То же мрачное шутовство видно во множестве его поступков. Через залив между Байями и Путеоланским молом, шириной в 3600 шагов, он велел перекинуть мост. Для этого он собрал отовсюду грузовые суда (чем вызвал даже голод, так как не осталось кораблей для подвозки хлеба), выстроил их на якорях в два ряда, насыпал на них земляной вал и выровнял по образцу Аппиевой дороги. По этому мосту он два дня разъезжал взад и вперёд со свитой преторианцев. По мнению многих, Гай выдумал этот мост в подражание Ксерксу, который вызвал такой восторг, перегородив более узкий Геллеспонт.

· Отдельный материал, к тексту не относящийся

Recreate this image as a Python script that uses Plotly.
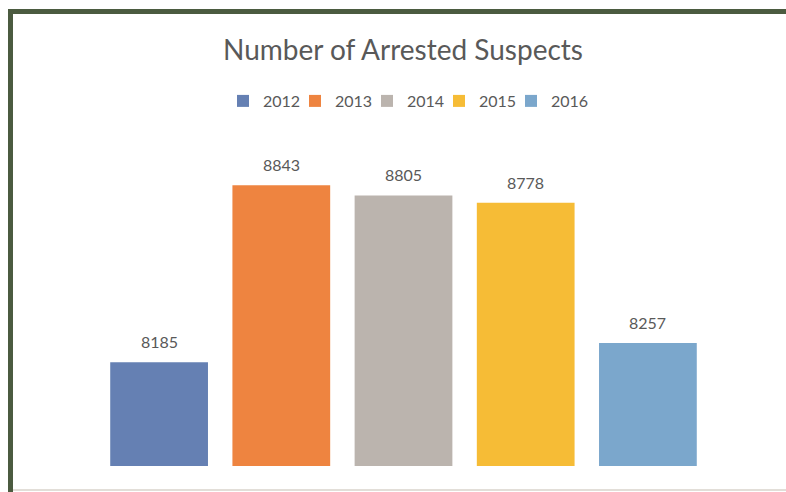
import plotly.graph_objects as go

years = ["2012", "2013", "2014", "2015", "2016"]
arrests = [8185, 8843, 8805, 8778, 8257]
colors = ["#6580B3", "#EE8440", "#BBB4AE", "#F6BC36", "#7BA7CC"]

W, H = 786, 492
L, R, T, B = 98, 77, 143, 26
pw, ph = W - L - R, H - T - B

def px(x):
    return (x - L) / pw

def py(y):
    return (H - B - y) / ph

fig = go.Figure()
for i, (yr, v, c) in enumerate(zip(years, arrests, colors)):
    fig.add_trace(go.Bar(x=[yr], y=[v], name=yr, marker=dict(color=c, line=dict(width=0)),
                         width=0.8, hoverinfo="x+y"))
    fig.add_annotation(x=i, y=v, xref="x", yref="y", text=str(v), showarrow=False,
                       yanchor="bottom", yshift=9,
                       font=dict(family="Lato", size=16, color="#595959"))

# blank legend-only spacer entry so the last legend label is not clipped
fig.add_trace(go.Bar(x=[years[0]], y=[arrests[0]], name=" ", visible="legendonly",
                     marker=dict(color="rgba(0,0,0,0)", line=dict(width=0, color="rgba(0,0,0,0)")),
                     hoverinfo="skip"))

border = "#4B5B40"
fig.add_shape(type="rect", xref="paper", yref="paper", x0=px(8), x1=px(800), y0=py(14), y1=py(9),
              fillcolor=border, line=dict(width=0), layer="above")
fig.add_shape(type="rect", xref="paper", yref="paper", x0=px(8), x1=px(13), y0=py(500), y1=py(9),
              fillcolor=border, line=dict(width=0), layer="above")
fig.add_shape(type="line", xref="paper", yref="paper", x0=px(13), x1=px(800), y0=py(490), y1=py(490),
              line=dict(color="#E2DED8", width=2), layer="above")

hidden = dict(showticklabels=False, showgrid=False, zeroline=False, showline=False, ticks="")
fig.update_layout(
    width=W, height=H,
    margin=dict(l=L, r=R, t=T, b=B),
    paper_bgcolor="white", plot_bgcolor="white",
    barmode="relative",
    showlegend=True,
    title=dict(text="Number of Arrested Suspects", x=403 / W, xanchor="center",
               y=1 - 50 / H, yanchor="middle",
               font=dict(family="Lato", size=28, color="#595959")),
    legend=dict(orientation="h", x=px(223), xanchor="left", y=py(101), yanchor="middle",
                font=dict(family="Lato", size=16, color="#595959"), itemwidth=30,
                entrywidth=27, traceorder="normal", bgcolor="rgba(0,0,0,0)",
                itemclick=False, itemdoubleclick=False),
    xaxis=dict(type="category", range=[-0.5, 4.5], **hidden),
    yaxis=dict(range=[7800, 9000], **hidden),
)

fig.write_html("out.html", config={"displayModeBar": False},
               post_script="document.body.style.margin='0';document.body.style.overflow='hidden';")
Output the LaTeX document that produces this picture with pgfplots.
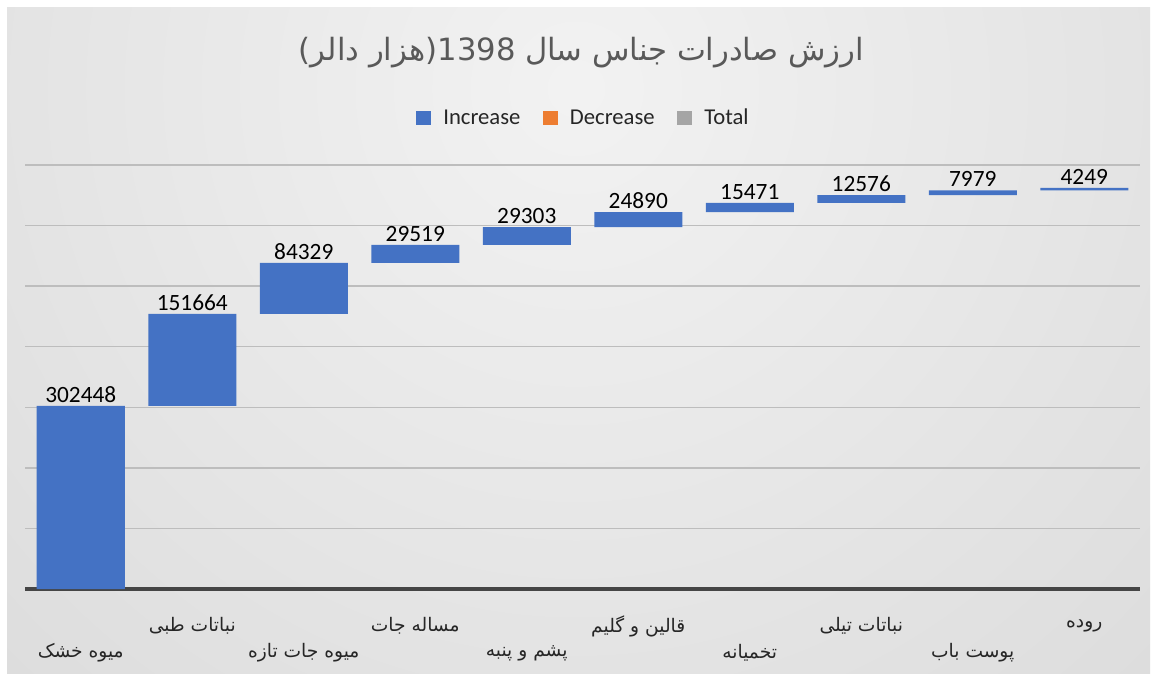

Сенаторов, занимавших самые высокие должности и облачённых в тоги, он заставлял бежать за своей колесницей по несколько миль, а за обедом стоять у его ложа, подпоясавшись полотном, словно рабов. На театральных представлениях он раздал даровые пропуска раньше времени, чтобы чернь заняла места всадников, и потом потешался, наблюдая за их ссорами. На гладиаторских играх он вдруг вместо обычной пышности выводил изнурённых зверей и убогих дряхлых гладиаторов.
Он часто сетовал на то, что правление его скоро сотрётся из памяти, так как не было отмечено ничем величественным — ни разгромом войск, ни голодом, ни чумой, ни пожаром, ни хотя бы землетрясением. Впрочем, как выяснилось, об этом он сокрушался напрасно. Одежда и обувь его часто поражали своей нелепостью. Он то и дело выходил к народу в цветных, шитых жемчугом накидках, с рукавами и запястьями, иногда — в шелках и женских покрывалах, обутый то в сандалии или котурны, то в солдатские сапоги, а то и в женские туфли. Много раз он появлялся с позолоченной бородой, держа в руке молнию или трезубец. Триумфальное одеяние он носил постоянно даже до своего похода.
В роскоши он превзошёл своими тратами самых безудержных расточителей. Он выдумал неслыханные омовения, диковинные яства и пиры — купался в благовонных маслах, горячих и холодных, пил драгоценные жемчужины, растворённые в уксусе. При этом он приговаривал: «Нужно жить или скромником, или цезарем!» Он велел выстроить либурнские галеры в десять рядов вёсел, с жемчужной кормой, с разноцветными парусами, с огромными купальнями, портиками, пиршественными покоями, даже с виноградниками и плодовыми садами всякого рода: пируя в них средь бела дня, он под музыку и пение плавал вдоль побережья Кампании. Сооружая виллы и загородные дома, он забывал про всякий здравый смысл, думая лишь о том, чтобы построить то, что построить, казалось, невозможно. Таким образом, меньше чем за год он промотал колоссальное наследство Тиберия — 2 миллиарда 700 миллионов сестерциев (а по некоторым сведениям даже больше).